Fox Sports 1’ Colin Cowherd among others have suggested Baylor take a year off or more from football to regroup. A former football rape victim called for Baylor to stop playing football altogether. Both suggestions, given the magnitude of this scandal, seem rational and reasonable. Neither will happen.

This has nothing to do with the “student-athletes.” Their concerns, while real, are unfortunately mute here. Nor would it have to do with sudden scheduling difficulties for Northwestern State, Liberty, Abilene Christian, and the University of wherever would not have a problem finding a place to play on any given Saturday.

It’s about money. That could be the money for the $266 million Baylor just spent building its fancy new football stadium. That could be the TV money needed to fund the rest of Baylor’s athletic department. That could be the perceived effect on money from alumni engagement with the academic university in a post-football world.

Baylor football, while hardly big relative to its Power 5 competition, is too big to fail. We’re too far gone for sheer inhumanity (probably systemic), not to mention frightening ongoing health concerns, to dent the sport. Media outlets that could hold football to account, depend on football.

College Football may, someday, face a reckoning. It won’t come through reason. It won’t come through empathy. It will come when the dying embers of the cable television model meet escalating insurance costs. In short, when the money train stops. This is years and years away – but there will be a day when the chickens come to roost.

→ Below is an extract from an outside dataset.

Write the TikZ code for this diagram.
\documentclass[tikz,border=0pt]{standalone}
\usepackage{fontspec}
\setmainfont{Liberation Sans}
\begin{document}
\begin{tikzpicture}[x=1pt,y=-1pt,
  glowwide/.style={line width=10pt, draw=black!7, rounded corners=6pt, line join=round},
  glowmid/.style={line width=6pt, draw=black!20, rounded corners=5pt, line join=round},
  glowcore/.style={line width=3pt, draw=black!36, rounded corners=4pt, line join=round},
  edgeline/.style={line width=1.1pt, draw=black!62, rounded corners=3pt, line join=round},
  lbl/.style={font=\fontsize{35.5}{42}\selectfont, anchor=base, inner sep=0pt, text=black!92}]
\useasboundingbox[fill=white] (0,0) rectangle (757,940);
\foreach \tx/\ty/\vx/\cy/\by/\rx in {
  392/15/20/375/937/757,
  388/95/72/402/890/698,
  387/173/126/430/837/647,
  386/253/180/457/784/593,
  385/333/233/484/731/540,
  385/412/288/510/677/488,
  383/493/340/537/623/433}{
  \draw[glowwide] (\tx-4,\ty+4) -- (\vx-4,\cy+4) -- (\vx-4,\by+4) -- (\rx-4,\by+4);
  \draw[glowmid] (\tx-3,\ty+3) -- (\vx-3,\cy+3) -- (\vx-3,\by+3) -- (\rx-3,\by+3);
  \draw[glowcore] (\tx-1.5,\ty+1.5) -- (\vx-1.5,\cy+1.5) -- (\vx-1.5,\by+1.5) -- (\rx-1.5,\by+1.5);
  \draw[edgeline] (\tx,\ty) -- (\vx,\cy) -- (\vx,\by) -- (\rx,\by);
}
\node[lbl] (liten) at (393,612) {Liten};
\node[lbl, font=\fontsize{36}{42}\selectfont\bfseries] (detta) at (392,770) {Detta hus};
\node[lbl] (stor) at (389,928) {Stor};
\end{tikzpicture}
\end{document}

On a happier note – Warriors took a commanding 2-0 lead versus the Cleveland Cavaliers of Sunday. Quick research tells me that 94% of all teams in an NBA series when up 2-0, have gone on to win the series. Easy to love MVP Steph Curry is leading a real team playing real basketball. It’s fun to watch, not competitive, but isn’t that the point when a team is simply better, in this case of a watered down NBA, WAY better.  Now with Love questionable, Kyrie doing I’m not even sure what you call it, and the splash bothers yet to really even wake up offensively. Chill the Champagne – this will be a quick series. LeBron needs a miracle.